Other middle-of-the-night conversations are only slightly more functional.
Me: Where’s the, um…the thing?
Lyra: The swaddle thing?
Me: No, the sleep thing for… when he goes in the thing.
Lyra: It’s in the top of the thing, under the… holder thing.
Me: No, I mean the um, the baggy thing.
Lyra: You mean the sleep thing?
Me: Yes, the baggy sleep thing.
And — oh the faces! My early favorites include the eyebrows-raised eyes-half-lidded Sleepy Nipple Lunge when he’s hungry but too tired to execute a focused attack. Or the Contemplative Professor face, refined and poised, his gaze focused on a point in the poignant middle-distance, right before he delivers a prodigious bowel movement. There’s the Buddha Baby face, when Lyra sits him up cross-legged between feeding sessions, and his belly sags out and, eyes closed, he beams food coma serenity. Sometimes, in a genre mash-up, an ooze of half-digested milk will quietly pour out, as in a horror movie death sequence.
On his third day of life, he did his special trick, of waiting till the diaper is off to unleash a shower of pee. Trying to cover up his geyser, and reapply his diaper, my hand was under his bum when he deposited a perfect poo directly into the center of the palm of my hand. It felt not just like a gift, but a sweetly delivered one. This is his currency, and he was handing me his shiniest nickel. Yes, I am that crazy to be enamored of being shit upon, but so it goes in the fog of newborn parenting.

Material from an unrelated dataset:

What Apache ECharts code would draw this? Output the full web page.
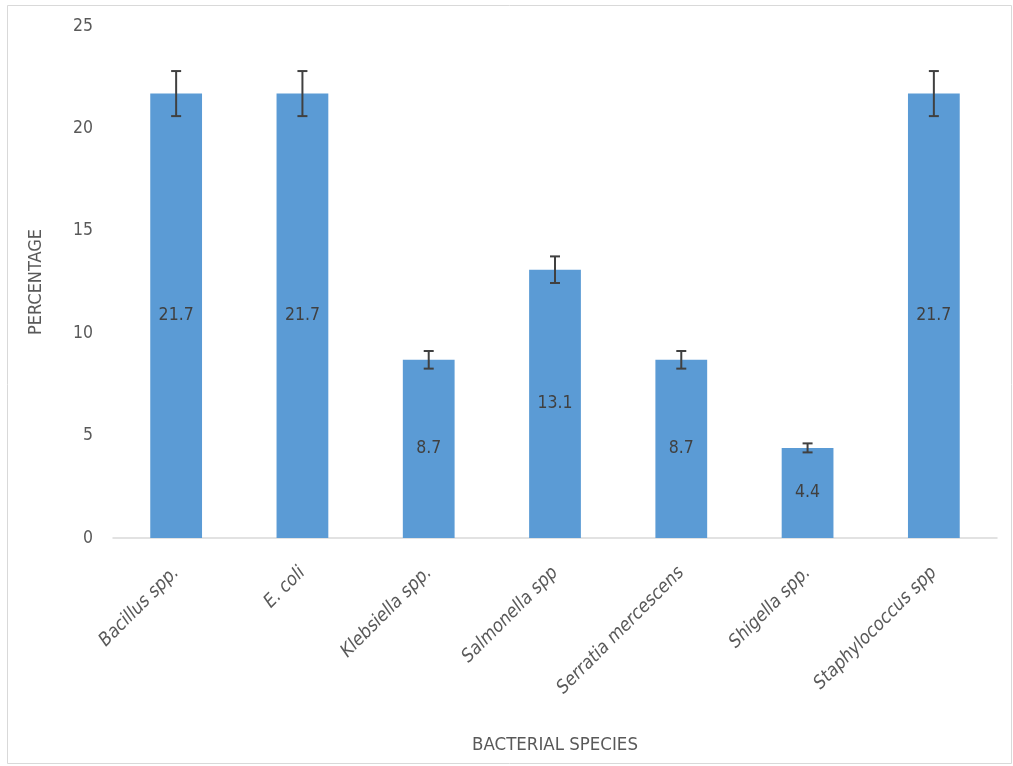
<!DOCTYPE html>
<html>
<head>
<meta charset="utf-8">
<script src="https://cdn.jsdelivr.net/npm/echarts@6/dist/echarts.min.js"></script>
<style>html,body{margin:0;padding:0;background:#fff}#c{width:1013px;height:766px}</style>
</head>
<body>
<div id="c"></div>
<script>
var categories = ['Bacillus spp.', 'E. coli', 'Klebsiella spp.', 'Salmonella spp', 'Serratia mercescens', 'Shigella spp.', 'Staphylococcus spp'];
var values = [21.7, 21.7, 8.7, 13.1, 8.7, 4.4, 21.7];
var errors = [1.1, 1.1, 0.43, 0.65, 0.43, 0.22, 1.1];
var yTicks = [0, 5, 10, 15, 20, 25];

var FONT = '"Liberation Sans Narrow", "DejaVu Sans Condensed", Roboto, sans-serif';
var chart = echarts.init(document.getElementById('c'));
var errData = values.map(function (v, i) { return [i, v - errors[i], v + errors[i]]; });

chart.setOption({
  animation: false,
  backgroundColor: '#fff',
  graphic: [{
    type: 'rect', left: 5, top: 3,
    shape: { width: 1004, height: 758 },
    style: { fill: 'none', stroke: '#d9d9d9', lineWidth: 1 }
  }],
  grid: { left: 113, right: 16, top: 26, bottom: 228 },
  xAxis: {
    type: 'category',
    data: categories,
    name: 'BACTERIAL SPECIES',
    nameLocation: 'middle',
    nameGap: 198,
    nameTextStyle: { fontFamily: FONT, fontSize: 18.5, color: '#595959' },
    axisLine: { lineStyle: { color: '#d9d9d9', width: 1.5 } },
    axisTick: { show: false },
    axisLabel: {
      rotate: 45, margin: 32, interval: 0,
      fontFamily: FONT, fontSize: 18.5, fontStyle: 'italic', color: '#595959'
    }
  },
  yAxis: {
    type: 'value',
    min: 0, max: 25, interval: 5,
    name: 'PERCENTAGE',
    nameLocation: 'middle',
    nameGap: 68,
    nameTextStyle: { fontFamily: FONT, fontSize: 18, color: '#595959' },
    axisLine: { show: false },
    axisTick: { show: false },
    splitLine: { show: false },
    axisLabel: {
      margin: 20, fontFamily: FONT, fontSize: 17.5, color: '#595959',
      formatter: function (v) { return yTicks.indexOf(v) >= 0 ? String(v) : ''; }
    }
  },
  series: [{
    type: 'bar',
    data: values,
    barWidth: '41%',
    itemStyle: { color: '#5B9BD5' },
    label: {
      show: true, position: 'inside',
      fontFamily: FONT, fontSize: 17.5, color: '#404040'
    }
  }, {
    type: 'custom',
    data: errData,
    z: 10,
    renderItem: function (params, api) {
      var x = api.value(0);
      var lo = api.coord([x, api.value(1)]);
      var hi = api.coord([x, api.value(2)]);
      var cap = 5;
      var st = { stroke: '#404040', lineWidth: 2 };
      return {
        type: 'group',
        children: [
          { type: 'line', shape: { x1: hi[0], y1: hi[1], x2: lo[0], y2: lo[1] }, style: st },
          { type: 'line', shape: { x1: hi[0] - cap, y1: hi[1], x2: hi[0] + cap, y2: hi[1] }, style: st },
          { type: 'line', shape: { x1: lo[0] - cap, y1: lo[1], x2: lo[0] + cap, y2: lo[1] }, style: st }
        ]
      };
    }
  }]
});
</script>
</body>
</html>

Sitting with him asleep in my lap last week, as daylight dimmed and on came the night, I finally had a moment to sit with the significance of it all. I’m in the middle of a freelance career in the arts, which is filled with the unique experience of strangers standing up and applauding me for doing my job well, but also endless hustle to get seen by tastemakers and anointers. I also need weekly moments of true kinship with people, preferably strangers from different racial and class backgrounds — it makes me feel like I’m connected to the deepening of our shared humanity. So I am constantly wondering: am I hustling enough? Am I creating enough new material? Am I being open enough? Am I pursuing the right opportunities?
As our apartment darkened, I stared and stared at Winston’s sweet face. And then it happened. Holding my newborn son in my arms, I felt a tremendous sense of relief spread over me. Giving him love, yes, for now that is enough.